MoneyMaker Movie of the Week: The Last Projectionist
The heart warming and breaking story of film projectionism
The artform that is projecting film onto a cinema screen is one that for a century has been in the hands of a highly-skilled and passionate group of people. These hardy folk sound like you and I, walk amongst you and I, and even look like you and I, but it is these incredible people that make our movie-going dreams come true.
Or at least they were for a century until the multiplex started its inexorable rise.
The role of the projectionist was often humble, but always essential. These vision-makers worked in crowded boxes above auditoriums, regularly treading a fine line of danger with highly flammable celluloid, skilfully stitching together reels of film like a silver-screen Rumpelstiltskin. But it was when these noble men and women placed the reels on the projector and the light passed through them that they came alive, and the projectionist’s quest was completed.
Over the years, these daily quests have overcome such revolutionary changes as silents to talkies, mono to colour, and even bombs from above, when the War-time projectionists became the news-givers of the time, running regular news and propaganda to keep the nation’s spirit alive. However, despite beating all these problems, one obstacle has proved impossible to beat; technology.
As the digital revolution gained pace, it opened up new online opportunities for the world, and challenged many traditional industries, with music and newspaper publishing chief amongst the terrified behemoths.
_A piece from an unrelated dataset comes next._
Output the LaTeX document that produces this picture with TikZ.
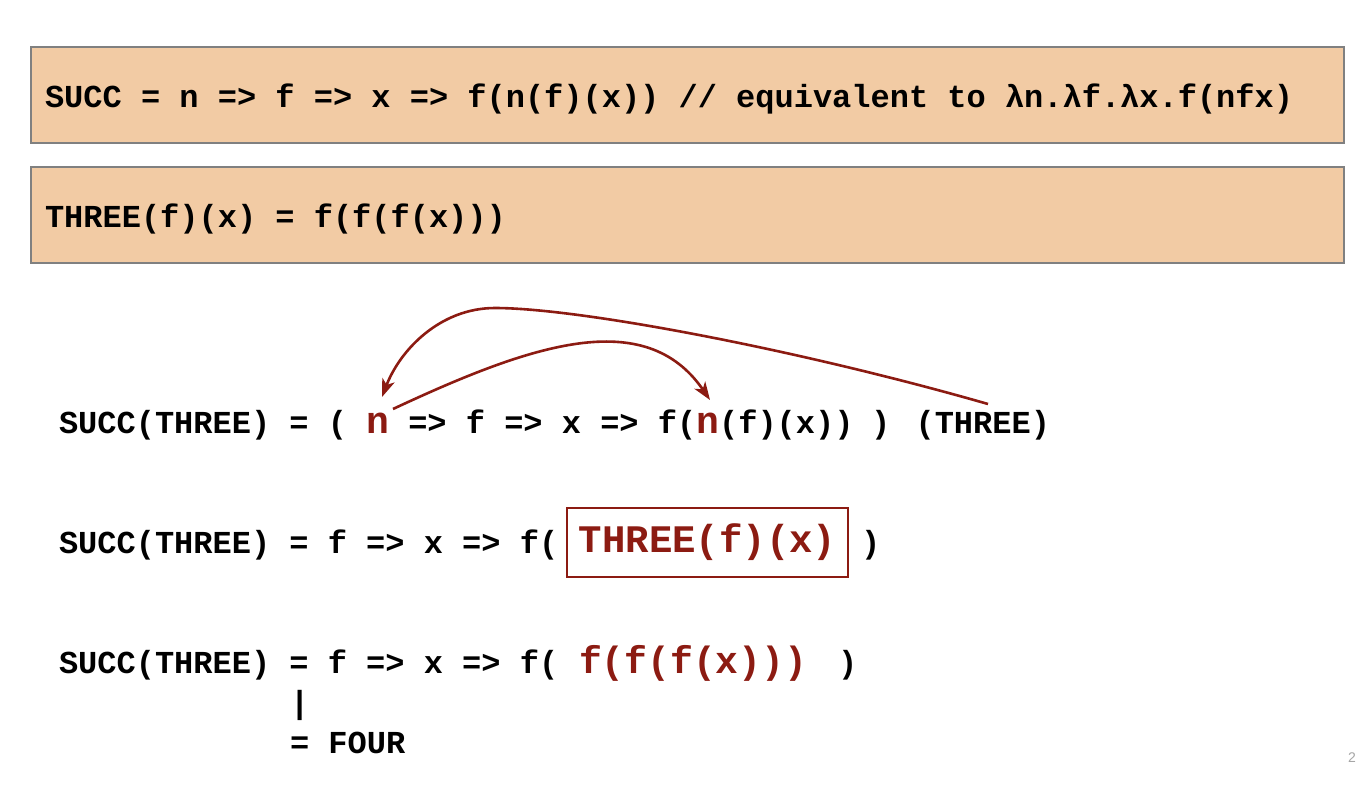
\documentclass[tikz,border=0pt]{standalone}
\usepackage{fontspec}
\newfontfamily\monob{Liberation Mono}[BoldFont={Liberation Mono Bold}]
\newfontfamily\sansf{Liberation Sans}
\usetikzlibrary{arrows.meta}
\definecolor{peach}{RGB}{242,203,164}
\definecolor{boxgray}{RGB}{128,128,128}
\definecolor{dred}{RGB}{140,27,18}
\frenchspacing
\begin{document}
\begin{tikzpicture}[x=1pt,y=-1pt,
  codebox/.style={draw=boxgray,line width=1.3pt,fill=peach},
  txt/.style={inner sep=0pt,outer sep=0pt,anchor=base west,text=black,font=\monob\bfseries\fontsize{32}{38}\selectfont},
  redtxt/.style={inner sep=0pt,outer sep=0pt,anchor=base west,text=dred,font=\monob\bfseries\fontsize{38}{44}\selectfont},
  arr/.style={draw=dred,line width=2.6pt,-{Stealth[length=18pt,width=13pt,inset=5pt]}}]
\useasboundingbox (0,0) rectangle (1356,798);
\fill[white] (0,0) rectangle (1356,798);
% top boxes
\draw[codebox] (31,47) rectangle (1344,143);
\draw[codebox] (31,167) rectangle (1344,263);
\node[txt] (succdef) at (45,107) {SUCC = n => f => x => f(n(f)(x)) // equivalent to λn.λf.λx.f(nfx)};
\node[txt] (threedef) at (45,227) {THREE(f)(x) = f(f(f(x)))};
% line 1
\node[txt] (l1a) at (59,433) {SUCC(THREE)~=~(~\mbox{}};
\node[redtxt] (n1) at (l1a.base east) {n};
\node[txt] (l1b) at (n1.base east) {~=>~f~=>~x~=>~f(};
\node[redtxt] (n2) at (l1b.base east) {n};
\node[txt] (l1c) at (n2.base east) {(f)(x))};
\node[txt] (l1d) at (871,433) {)};
\node[txt,anchor=base east] (l1e) at (1050,433) {(THREE)};
\coordinate (a1s) at (393,409);
\coordinate (a1e) at (710,400);
\coordinate (a2s) at (988,404);
\coordinate (a2p) at (495,308);
\coordinate (a2e) at (382,397);
\draw[arr] (a1s) .. controls (530,345) and (645,305) .. (a1e);
\draw[arr] (a2s) .. controls (800,350) and (580,308) .. (a2p) .. controls (440,308) and (400,350) .. (a2e);
% line 2
\node[txt] (l2a) at (59,553) {SUCC(THREE)~=~f~=>~x~=>~f(};
\node[draw=dred,line width=1.6pt,inner xsep=12pt,minimum height=69pt,anchor=west,text=dred,font=\monob\bfseries\fontsize{39}{45}\selectfont] (boxed) at (566,542.5) {THREE(f)(x)};
\node[txt] (l2b) at (861,553) {)};
% line 3
\node[txt] (l3a) at (59,673) {SUCC(THREE)~=~f~=>~x~=>~f(};
\node[redtxt] (l3r) at (579,673) {f(f(f(x)))};
\node[txt] (l3b) at (838,673) {)};
\node[txt] (bar) at (290,713) {|};
\node[txt] (four) at (290,753) {=~FOUR};
\node[inner sep=0pt,anchor=base east,text=black!35,font=\sansf\fontsize{14}{16}\selectfont] (pnum) at (1356,762) {2};
\end{tikzpicture}
\end{document}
And then, just as the film industry was realising with joy that it would be far cheaper to stream digital content down wires to cinemas rather than produce thousands of expensive prints, so came the inevitable cloud of doom upon the lowly-paid and largely unsung heroes of movies, the projectionists.
First of all it was one digital projector in a multiplex, then it was all of them, and then independent arts cinemas realised they would be left behind and had to bade farewell to celluloid and hello to ones and zeroes, at the cost of many of the talented people working in the heavens above cinemas.
The Last Projectionist tells this story through that most British of instutions, the pub.
A handful of erudite and hardworking souls of projectionism chat candidly about their lives behind the projectors, and that of the cinemas that have been their professional lifetime habitats. It’s both heart warming and breaking, and feels like a heart-felt eulogy at the funeral of their industry, celebrating its life, rather than bemoaning its digital future.
However, it’s not all doom and gloom, as punctuating the conversation is a central narrative about the restoration of the Electric cinema in Birmingham, which gives hope to those of us who believe in the magic of film, and who understand the inspiration and joy it can bring.
As the Electric shows signs of life, so do other independent cinemas as many film-goers begin to choose a personalised quality experience over what The Last Projectionist labels the ‘sheep-dipping’ of multiplexes. It’s a pleasing development for anyone who loves the smell and sense of a beautifully restored independent cinema, and if this film doesn’t swell you with hope that the art form of protectionism may yet find a way, nothing will.